In 1649, the Russian tsar Alexei (r. 1645–1676) convened the Assembly of the Land (consisting of noble delegates from the provinces) to consult on a sweeping law code to organize Russian society in a strict social hierarchy. The code of 1649—which held for nearly two centuries—assigned all subjects to a hereditary class according to their current occupation or state needs. Slaves and free peasants were merged into a serf class. As serfs, they could not change occupations or move; they were tightly tied to the soil and to their noble masters. To prevent tax evasion, the code also forbade townspeople to move from the community where they resided. Nobles owed absolute obedience to the tsar and were required to serve in the army, but in return no other group could own estates worked by serfs. Serfs became the chattel of their lord, who could sell them like horses or land. Their lives differed little from those of the slaves on the plantations in the Americas.
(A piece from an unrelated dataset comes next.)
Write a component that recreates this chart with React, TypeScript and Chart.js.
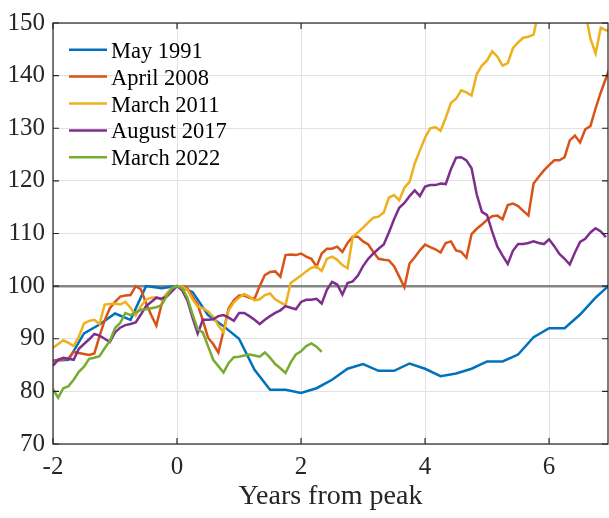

Some peasants resisted enserfment. In 1667, Stenka Razin (1630–1671), the head of a powerful band of pirates and outlaws in southern Russia, led a rebellion that promised liberation from the great noble landowners. Captured four years later by the tsar’s army, Razin was taken to Moscow, where he was dismembered in front of the public and his body thrown to the dogs. Thousands of his followers also suffered grisly deaths, but Razin’s memory lived on in folk songs and legends.

Like his Western rivals, Tsar Alexei wanted a bigger army, exclusive control over state policy, and a greater say in religious matters. The size of the army increased dramatically from 35,000 in the 1630s to 220,000 by the end of the century. The Assembly of the Land, once an important source of consultation for the nobles, never met again after 1653. Alexei also imposed firm control over the Russian Orthodox church. The state-dominated church took action against a religious group called the Old Believers, who rejected church efforts to bring Russian worship in line with Byzantine tradition. Whole communities of Old Believers starved or burned themselves to death rather than submit to the crown.

REVIEW QUESTION Why did absolutism flourish everywhere in eastern Europe except Poland-Lithuania?

Nevertheless, modernizing trends prevailed. Tsar Alexei set up the first Western-style theater in the Kremlin, and his daughter Sophia translated French plays. The most adventurous nobles began to wear German-style clothing. Some even argued that service, not just birth, should determine rank. Russia’s long struggle over Western influences had begun.